Marie-Noëlle Lienemann : "Le PS ne doit pas être un faux nez d’En Marche"
00:24

Analyse que ne partage certainement pas l’ex-ministre de l’Agriculture Stéphane Le Foll, qui s’en sort bien dans sa circonscription de la Sarthe où La République En Marche n’avait pas mis de candidat. Il a « compris » qu’« il fallait donner une majorité à Emmanuel Macron » et se dit « constructif ». Le réel va vite rappeler les socialistes à leurs divisions : vote de confiance, qui définit l’appartenance à la majorité, puis vote sur les ordonnances sur la loi travail.

« Je vais retourner chercher du boulot »

Dans l’immédiat, les 120 salariés de Solférino ne pourront certainement pas échapper à un plan social. Le parti va voir ses subventions publiques considérablement réduites et devra réduire la voilure. Elles étaient de 26 millions d’euros en 2012, lorsque le PS avait 279 députés… Elles sont notamment fonction du nombre de parlementaires et du nombre de voix obtenues aux législatives. Un comité d’entreprise est prévu à la fin du mois pour aborder ces questions.

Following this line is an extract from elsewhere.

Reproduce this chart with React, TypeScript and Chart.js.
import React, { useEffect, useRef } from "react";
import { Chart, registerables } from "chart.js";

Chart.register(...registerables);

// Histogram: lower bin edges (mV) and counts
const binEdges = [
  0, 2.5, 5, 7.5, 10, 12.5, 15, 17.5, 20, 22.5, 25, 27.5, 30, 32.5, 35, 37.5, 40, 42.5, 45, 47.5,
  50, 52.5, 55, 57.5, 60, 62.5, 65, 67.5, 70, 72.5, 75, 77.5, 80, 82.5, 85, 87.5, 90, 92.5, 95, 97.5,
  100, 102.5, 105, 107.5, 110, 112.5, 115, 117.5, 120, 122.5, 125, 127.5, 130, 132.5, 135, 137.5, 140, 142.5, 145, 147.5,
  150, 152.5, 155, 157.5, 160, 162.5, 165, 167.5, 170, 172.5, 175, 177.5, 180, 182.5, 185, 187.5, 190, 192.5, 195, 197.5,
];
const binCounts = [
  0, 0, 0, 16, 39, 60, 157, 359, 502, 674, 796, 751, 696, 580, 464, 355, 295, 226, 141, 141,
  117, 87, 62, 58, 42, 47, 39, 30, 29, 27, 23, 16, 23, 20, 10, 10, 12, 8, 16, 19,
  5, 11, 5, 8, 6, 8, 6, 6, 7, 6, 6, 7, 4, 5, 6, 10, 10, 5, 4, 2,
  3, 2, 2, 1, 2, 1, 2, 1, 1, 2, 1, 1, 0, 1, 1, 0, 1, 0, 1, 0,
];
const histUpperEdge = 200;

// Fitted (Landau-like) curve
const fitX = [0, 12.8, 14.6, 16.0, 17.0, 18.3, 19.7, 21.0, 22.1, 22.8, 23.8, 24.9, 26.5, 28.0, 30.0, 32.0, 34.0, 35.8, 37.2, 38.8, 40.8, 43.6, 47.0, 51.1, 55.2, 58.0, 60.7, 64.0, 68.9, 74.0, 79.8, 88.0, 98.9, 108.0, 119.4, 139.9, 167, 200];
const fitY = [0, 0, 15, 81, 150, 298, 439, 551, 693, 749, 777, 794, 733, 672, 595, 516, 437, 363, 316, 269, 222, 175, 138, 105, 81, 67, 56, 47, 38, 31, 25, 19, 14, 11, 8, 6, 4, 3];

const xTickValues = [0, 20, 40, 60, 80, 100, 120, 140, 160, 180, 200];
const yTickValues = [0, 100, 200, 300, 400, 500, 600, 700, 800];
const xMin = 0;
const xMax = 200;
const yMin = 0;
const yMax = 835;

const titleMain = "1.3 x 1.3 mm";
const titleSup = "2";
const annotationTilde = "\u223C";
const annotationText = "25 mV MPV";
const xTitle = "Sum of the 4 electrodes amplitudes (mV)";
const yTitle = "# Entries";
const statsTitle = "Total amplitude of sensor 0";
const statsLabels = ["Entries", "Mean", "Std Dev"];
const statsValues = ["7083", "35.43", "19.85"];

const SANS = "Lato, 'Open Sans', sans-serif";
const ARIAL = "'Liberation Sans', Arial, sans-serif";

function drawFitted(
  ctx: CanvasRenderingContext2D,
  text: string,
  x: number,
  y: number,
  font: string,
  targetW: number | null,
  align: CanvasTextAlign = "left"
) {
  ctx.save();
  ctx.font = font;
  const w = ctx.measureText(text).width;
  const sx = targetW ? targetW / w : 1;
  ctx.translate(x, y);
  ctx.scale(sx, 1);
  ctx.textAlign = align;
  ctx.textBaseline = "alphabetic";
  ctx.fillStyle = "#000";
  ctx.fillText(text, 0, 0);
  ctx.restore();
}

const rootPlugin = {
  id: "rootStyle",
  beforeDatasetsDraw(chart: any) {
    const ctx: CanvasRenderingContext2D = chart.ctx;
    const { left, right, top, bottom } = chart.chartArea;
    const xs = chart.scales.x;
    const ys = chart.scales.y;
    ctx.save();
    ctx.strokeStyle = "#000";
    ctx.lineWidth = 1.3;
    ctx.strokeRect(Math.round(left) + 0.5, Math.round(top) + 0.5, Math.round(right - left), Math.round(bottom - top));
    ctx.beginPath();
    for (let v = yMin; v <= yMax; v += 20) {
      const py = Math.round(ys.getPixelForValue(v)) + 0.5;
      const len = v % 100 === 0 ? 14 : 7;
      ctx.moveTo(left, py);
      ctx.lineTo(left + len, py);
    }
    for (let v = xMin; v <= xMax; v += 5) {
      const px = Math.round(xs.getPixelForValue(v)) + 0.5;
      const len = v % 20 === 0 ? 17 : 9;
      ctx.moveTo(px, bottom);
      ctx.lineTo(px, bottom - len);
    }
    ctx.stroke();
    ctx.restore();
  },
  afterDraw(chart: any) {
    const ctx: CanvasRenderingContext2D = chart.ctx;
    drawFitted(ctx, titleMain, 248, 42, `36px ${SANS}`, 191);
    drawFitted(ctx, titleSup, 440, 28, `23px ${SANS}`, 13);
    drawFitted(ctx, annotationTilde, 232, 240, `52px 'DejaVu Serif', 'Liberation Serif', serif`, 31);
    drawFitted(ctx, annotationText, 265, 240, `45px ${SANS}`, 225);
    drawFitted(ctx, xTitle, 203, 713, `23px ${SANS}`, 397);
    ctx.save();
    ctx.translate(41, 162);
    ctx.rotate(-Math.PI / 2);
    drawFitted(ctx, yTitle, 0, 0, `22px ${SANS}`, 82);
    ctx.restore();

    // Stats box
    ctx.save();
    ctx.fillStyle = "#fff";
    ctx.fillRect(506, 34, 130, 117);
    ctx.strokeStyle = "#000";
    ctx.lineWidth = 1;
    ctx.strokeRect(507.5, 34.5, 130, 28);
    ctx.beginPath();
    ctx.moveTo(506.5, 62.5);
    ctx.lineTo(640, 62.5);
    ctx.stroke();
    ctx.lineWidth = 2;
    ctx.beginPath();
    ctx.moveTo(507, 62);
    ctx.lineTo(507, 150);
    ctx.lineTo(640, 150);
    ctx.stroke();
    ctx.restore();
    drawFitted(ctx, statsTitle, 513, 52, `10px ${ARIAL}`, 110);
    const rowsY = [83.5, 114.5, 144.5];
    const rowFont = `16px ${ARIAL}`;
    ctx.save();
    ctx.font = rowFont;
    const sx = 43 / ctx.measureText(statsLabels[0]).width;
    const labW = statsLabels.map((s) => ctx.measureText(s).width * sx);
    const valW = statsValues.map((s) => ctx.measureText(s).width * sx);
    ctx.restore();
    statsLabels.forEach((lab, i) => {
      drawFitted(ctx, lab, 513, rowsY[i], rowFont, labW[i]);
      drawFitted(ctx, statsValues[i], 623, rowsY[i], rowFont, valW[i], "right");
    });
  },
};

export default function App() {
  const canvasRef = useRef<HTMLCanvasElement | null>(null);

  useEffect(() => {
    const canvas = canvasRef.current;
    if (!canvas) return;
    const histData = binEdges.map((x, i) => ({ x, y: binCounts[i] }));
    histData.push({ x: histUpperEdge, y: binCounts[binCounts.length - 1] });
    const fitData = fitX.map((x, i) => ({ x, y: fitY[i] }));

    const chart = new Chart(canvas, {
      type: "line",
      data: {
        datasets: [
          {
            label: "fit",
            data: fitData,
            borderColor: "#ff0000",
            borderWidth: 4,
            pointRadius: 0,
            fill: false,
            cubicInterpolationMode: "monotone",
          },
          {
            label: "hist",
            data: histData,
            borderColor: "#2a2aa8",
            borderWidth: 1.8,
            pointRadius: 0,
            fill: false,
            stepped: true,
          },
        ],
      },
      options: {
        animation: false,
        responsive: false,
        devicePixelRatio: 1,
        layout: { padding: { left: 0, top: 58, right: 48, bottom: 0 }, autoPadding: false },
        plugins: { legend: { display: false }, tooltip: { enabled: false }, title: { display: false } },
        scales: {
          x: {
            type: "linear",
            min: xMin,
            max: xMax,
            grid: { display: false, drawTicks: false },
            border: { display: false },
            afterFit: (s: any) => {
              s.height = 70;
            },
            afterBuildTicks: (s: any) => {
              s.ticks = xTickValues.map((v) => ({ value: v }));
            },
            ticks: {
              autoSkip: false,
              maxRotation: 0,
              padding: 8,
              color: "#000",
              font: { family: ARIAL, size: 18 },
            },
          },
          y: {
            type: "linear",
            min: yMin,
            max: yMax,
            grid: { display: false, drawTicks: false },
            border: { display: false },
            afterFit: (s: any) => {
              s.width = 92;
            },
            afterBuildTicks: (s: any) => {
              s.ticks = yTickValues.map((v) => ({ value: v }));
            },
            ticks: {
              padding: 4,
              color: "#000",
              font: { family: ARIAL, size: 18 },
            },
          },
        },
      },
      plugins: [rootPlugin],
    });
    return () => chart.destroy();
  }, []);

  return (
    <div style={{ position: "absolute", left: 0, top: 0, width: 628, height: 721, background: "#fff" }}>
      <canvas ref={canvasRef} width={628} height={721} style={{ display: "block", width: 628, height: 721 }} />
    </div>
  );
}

Si le PS panse ses plaies, certains quadras pensent déjà à l’avenir. Bien que défait dès le premier tour, Eduardo Rihan Cypel, 41 ans, s’imagine en être. « Je veux reconstruire, ça va être le rôle de ma génération. Je serai de ceux qui vont reconstruire notre famille » assure le socialiste, qui ne souhaite pas que le PS devienne « un parti satellite de la gauche » comme « le PRG ou le PCF ». Alexis Bachelay, 43 ans, en rigole, tout en y pensant : « Si je reste en vie et en bonne santé, dans 15 ans, je suis encore là ! ». D’ici là, il sait quoi faire : « Je vais retourner chercher du boulot ». Comme la majorité des députés socialistes.